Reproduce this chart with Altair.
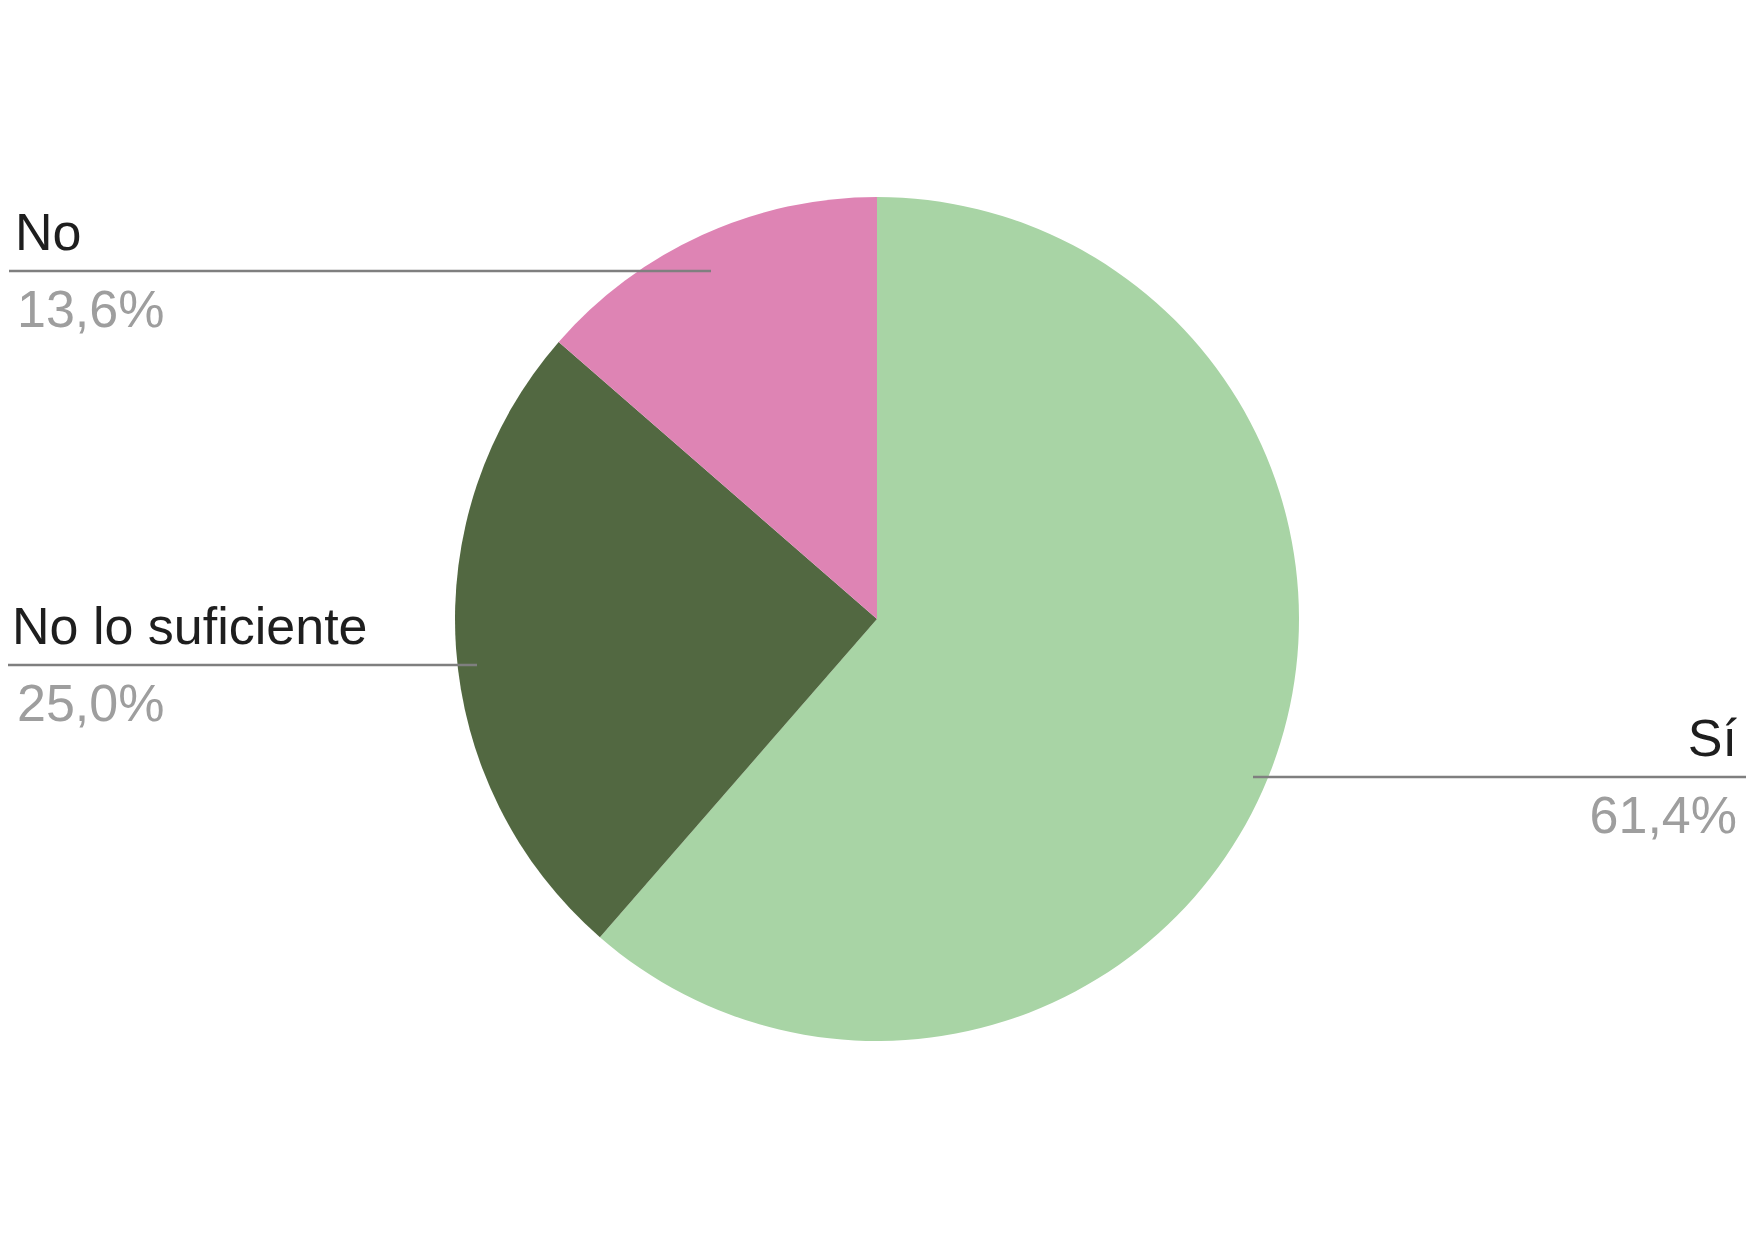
import altair as alt
import pandas as pd

# ---- data ----
categories = ["Sí", "No lo suficiente", "No"]
percentages = [61.4, 25.0, 13.6]
colors = ["#a8d4a5", "#526841", "#de84b4"]

# ---- layout (chart pixel coordinates, separate from data) ----
CX, CY, R = 869, 611, 422
label_x = [1729, 4, 7]
pct_x = [1729, 9, 9]
label_align = ["right", "left", "left"]
line_x1 = [1245, 0, 1]
line_x2 = [1739, 469, 703]
line_y = [769, 657, 263]

df = pd.DataFrame({
    "cat": categories,
    "pct": percentages,
    "order": list(range(len(categories))),
})

ann = pd.DataFrame({
    "cat": categories,
    "pct_txt": [f"{p:.1f}".replace(".", ",") + "%" for p in percentages],
    "lx": label_x,
    "px": pct_x,
    "align": label_align,
    "x1": line_x1,
    "x2": line_x2,
    "ly": line_y,
})
ann["label_y"] = ann["ly"] - 21
ann["pct_y"] = ann["ly"] + 56

pie = alt.Chart(df).mark_arc(radius=R, stroke=None).encode(
    theta=alt.Theta("pct:Q", stack=True),
    order=alt.Order("order:Q"),
    color=alt.Color("cat:N", scale=alt.Scale(domain=categories, range=colors), legend=None),
    x=alt.value(CX),
    y=alt.value(CY),
)

rules = alt.Chart(ann).mark_rule(color="#7f7f7f", strokeWidth=2.5).encode(
    x=alt.X("x1:Q", scale=None),
    x2="x2:Q",
    y=alt.Y("ly:Q", scale=None),
)

def text_layer(align):
    sub = ann[ann["align"] == align]
    lab = alt.Chart(sub).mark_text(
        align=align, baseline="alphabetic", font="Liberation Sans",
        fontSize=52, color="#1e1e1e",
    ).encode(
        x=alt.X("lx:Q", scale=None),
        y=alt.Y("label_y:Q", scale=None),
        text="cat:N",
    )
    pct = alt.Chart(sub).mark_text(
        align=align, baseline="alphabetic", font="Liberation Sans",
        fontSize=52, color="#9e9e9e",
    ).encode(
        x=alt.X("px:Q", scale=None),
        y=alt.Y("pct_y:Q", scale=None),
        text="pct_txt:N",
    )
    return lab + pct

chart = alt.layer(pie, rules, text_layer("left"), text_layer("right")).properties(
    width=1738, height=1225, padding=0,
    autosize=alt.AutoSizeParams(type="none"),
).configure_view(stroke=None)

chart.save("out.html", embed_options={"renderer": "svg", "actions": False})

Your instructions → Return only the lines running from the top of the data to the line that holds "line_y = [769, 657, 263]". Include both of those lines, but skip the pictures.

Answer in full →
Reproduce this chart with Altair.
import altair as alt
import pandas as pd

# ---- data ----
categories = ["Sí", "No lo suficiente", "No"]
percentages = [61.4, 25.0, 13.6]
colors = ["#a8d4a5", "#526841", "#de84b4"]

# ---- layout (chart pixel coordinates, separate from data) ----
CX, CY, R = 869, 611, 422
label_x = [1729, 4, 7]
pct_x = [1729, 9, 9]
label_align = ["right", "left", "left"]
line_x1 = [1245, 0, 1]
line_x2 = [1739, 469, 703]
line_y = [769, 657, 263]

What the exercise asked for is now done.